Here we arrive at the most interesting feature of The Tragic Mind. The discrepancy between Kaplan’s tragic theorising and the plays that he seeks to elucidate not only does an imperfect job of conveying his counsel on the way things are—it also suggests that the way he thinks things are might be as wide of the mark as his literary criticism. If Julius Caesar, shielded by the patterns of artistic design, can be hustled into conformity with Kaplan’s theories, then the one-thing-after-another of history has no chance of making it past him unscathed.
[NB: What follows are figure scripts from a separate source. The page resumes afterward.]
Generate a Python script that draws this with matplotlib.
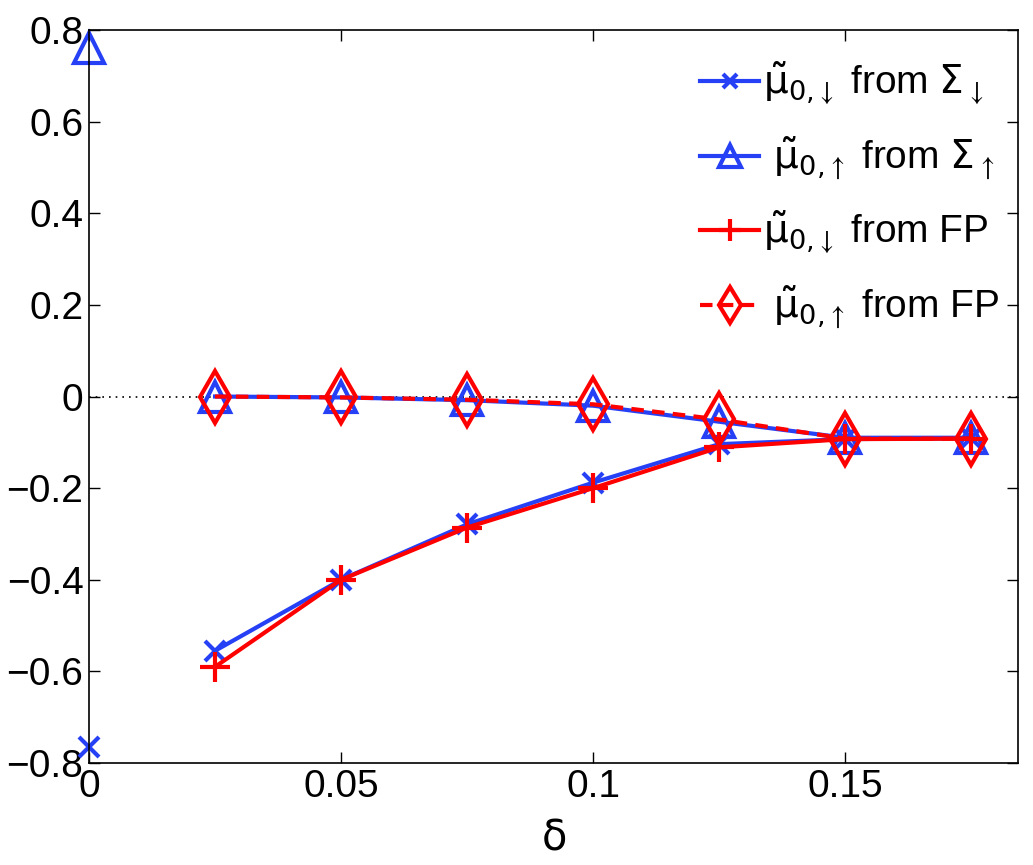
import numpy as np
import matplotlib
matplotlib.use("Agg")
import matplotlib.pyplot as plt

plt.rcParams["font.family"] = ["Liberation Sans", "DejaVu Sans"]
plt.rcParams["mathtext.fontset"] = "custom"
plt.rcParams["mathtext.rm"] = "DejaVu Sans"
plt.rcParams["mathtext.it"] = "DejaVu Sans"
plt.rcParams["mathtext.bf"] = "DejaVu Sans:bold"
plt.rcParams["mathtext.sf"] = "STIXGeneral"

# ---- data ----
delta = [0.025, 0.05, 0.075, 0.1, 0.125, 0.15, 0.175]
mu_down_sigma = [-0.555, -0.400, -0.279, -0.188, -0.104, -0.093, -0.091]
mu_up_sigma = [0.0, -0.002, -0.008, -0.020, -0.055, -0.090, -0.090]
mu_down_fp = [-0.590, -0.400, -0.286, -0.200, -0.111, -0.093, -0.092]
mu_up_fp = [0.0, -0.002, -0.007, -0.017, -0.050, -0.092, -0.092]

# isolated values at delta = 0 (Sigma only)
delta0 = [0.0]
mu_down_sigma0 = [-0.765]
mu_up_sigma0 = [0.761]

labels = [
    r"$\tilde{\mu}_{0{,}\mathsf{\downarrow}}$ from $\Sigma_{\mathsf{\downarrow}}$",
    r" $\tilde{\mu}_{0{,}\mathsf{\uparrow}}$ from $\Sigma_{\mathsf{\uparrow}}$",
    r"$\tilde{\mu}_{0{,}\mathsf{\downarrow}}$ from FP",
    r" $\tilde{\mu}_{0{,}\mathsf{\uparrow}}$ from FP",
]

BLUE = "#2640f5"
RED = "#ff0000"

fig = plt.figure(figsize=(10.33, 8.65), dpi=100)
ax = fig.add_axes([0.0862, 0.1179, 0.8993, 0.8474])

ax.axhline(0, color="k", linestyle=(0, (1, 3)), linewidth=1.2, zorder=1)

ax.plot(delta, mu_down_sigma, color=BLUE, linewidth=3, marker="x",
        markersize=14, markeredgewidth=3, label=labels[0])
ax.plot(delta, mu_up_sigma, color=BLUE, linewidth=3, marker="^",
        markersize=22, markeredgewidth=3, markerfacecolor="none",
        label=labels[1])
ax.plot(delta, mu_down_fp, color=RED, linewidth=3, marker="+",
        markersize=22, markeredgewidth=3, label=labels[2])
ax.plot(delta, mu_up_fp, color=RED, linewidth=3, linestyle="--",
        dashes=(3, 2), marker="d", markersize=26, markeredgewidth=3,
        markerfacecolor="none", label=labels[3])

ax.plot(delta0, mu_down_sigma0, linestyle="none", color=BLUE, marker="x",
        markersize=14, markeredgewidth=3, clip_on=False)
ax.plot(delta0, mu_up_sigma0, linestyle="none", color=BLUE, marker="^",
        markersize=22, markeredgewidth=3, markerfacecolor="none",
        clip_on=False)

ax.set_xlim(0, 0.1843)
ax.set_ylim(-0.8, 0.8)
ax.set_xticks([0, 0.05, 0.1, 0.15])
ax.set_xticklabels(["0", "0.05", "0.1", "0.15"])
ax.set_yticks(np.arange(-0.8, 0.81, 0.2))
ax.set_yticklabels(["\u22120.8", "\u22120.6", "\u22120.4", "\u22120.2", "0",
                    "0.2", "0.4", "0.6", "0.8"])
ax.tick_params(direction="in", length=8, width=1, labelsize=28,
               top=True, right=True, pad=4)
for s in ax.spines.values():
    s.set_linewidth(1.2)

ax.set_xlabel(r"$\delta$", fontsize=30, labelpad=10)

leg = ax.legend(loc="upper right", bbox_to_anchor=(1.013, 1.0), frameon=False,
                fontsize=28, handlelength=1.5, handletextpad=0.1,
                labelspacing=0.73, borderaxespad=0.4, markerscale=0.7)

fig.savefig("out.png", dpi=100)
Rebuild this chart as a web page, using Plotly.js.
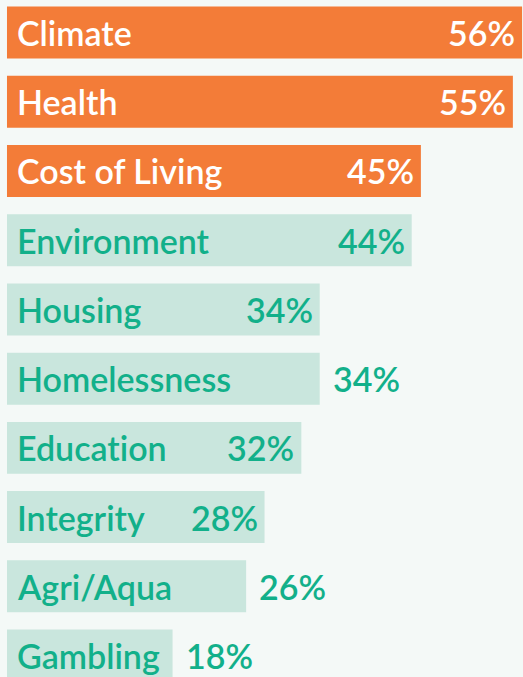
<!DOCTYPE html>
<html>
<head>
<meta charset="utf-8">
<script src="https://cdn.plot.ly/plotly-3.0.1.min.js"></script>
<style>html,body{margin:0;padding:0;background:#f4f9f7;}#chart{width:523px;height:677px;}text{font-variant-ligatures:none;font-feature-settings:"liga" 0;}</style>
</head>
<body>
<div id="chart"></div>
<script>
// ---- data ----
const categories = ["Climate", "Health", "Cost of Living", "Environment", "Housing",
                    "Homelessness", "Education", "Integrity", "Agri/Aqua", "Gambling"];
const values = [56, 55, 45, 44, 34, 34, 32, 28, 26, 18];

// ---- style ----
const ORANGE = "#f37c38", MINT = "#c9e6dd", GREEN = "#12b08a", BG = "#f4f9f7";
const highlightCount = 3;
const outsideValue = ["Homelessness", "Agri/Aqua", "Gambling"];
const FONT = "Lato, 'Open Sans', sans-serif";
const FSIZE = 34;

const isHi = categories.map((c, i) => i < highlightCount);

const trace = {
  type: "bar",
  orientation: "h",
  y: categories,
  x: values,
  marker: { color: isHi.map(h => h ? ORANGE : MINT), line: { width: 0 } },
  hoverinfo: "none"
};

const annotations = [];
categories.forEach((c, i) => {
  const col = isHi[i] ? "#ffffff" : GREEN;
  annotations.push({
    x: 0, y: c, xref: "x", yref: "y", text: c, showarrow: false,
    xanchor: "left", yanchor: "middle", xshift: 8,
    font: { family: FONT, size: FSIZE, color: col, weight: 600 }
  });
  const out = outsideValue.includes(c);
  annotations.push({
    x: values[i], y: c, xref: "x", yref: "y", text: values[i] + "%", showarrow: false,
    xanchor: out ? "left" : "right", yanchor: "middle", xshift: out ? 11 : -5,
    font: { family: FONT, size: FSIZE, color: out ? GREEN : col, weight: 600 }
  });
});

const layout = {
  width: 523, height: 677,
  margin: { l: 0, r: 0, t: 0, b: 0, pad: 0 },
  paper_bgcolor: BG, plot_bgcolor: BG,
  showlegend: false,
  bargap: 0.249,
  xaxis: { range: [-0.76, 56.1], visible: false, fixedrange: true },
  yaxis: { type: "category", range: [9.31, -0.47], visible: false, fixedrange: true },
  annotations: annotations
};

Plotly.newPlot("chart", [trace], layout, { displayModeBar: false, staticPlot: true });
</script>
</body>
</html>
If the history and politics of the Balkans need to be reduced to a series of folk tales about ancient enmities in order to make a case against the post-Cold War liberal triumphalism of the early 1990s, why worry? If reports of Saddam’s brutality heard from Kurdish informants exert a greater hold on one’s imagination than the poison gas and nerve agents used to murder those same Kurds less than two years after one spoke with them, how could it be otherwise?

Realists like Kaplan disdain the teleological fictions through which Marxists and liberal internationalists distort the world, but on this account show themselves no less dependent on wishful thinking. It’s just that instead of cleaving to the promise of an idealised future, they are attached to a hypostatised version of the status quo—of the status quo, that is, as they misconstrue it.

Rather than probing this attachment, Kaplan’s book is an attempt to rescue the dignity and solemnity of the realist worldview from the terrible consequences of which it has been the author—to remind his readers that “passion” of one kind or another “should not be allowed to distort analysis” in shouldering the burden of geopolitical greatness. If I might adapt the famous quip attributed to Gandhi about the desirability of western civilisation, a book in which tragedy is used to explore the tensions at the heart of “realism” as Kaplan understands it would be a very good idea.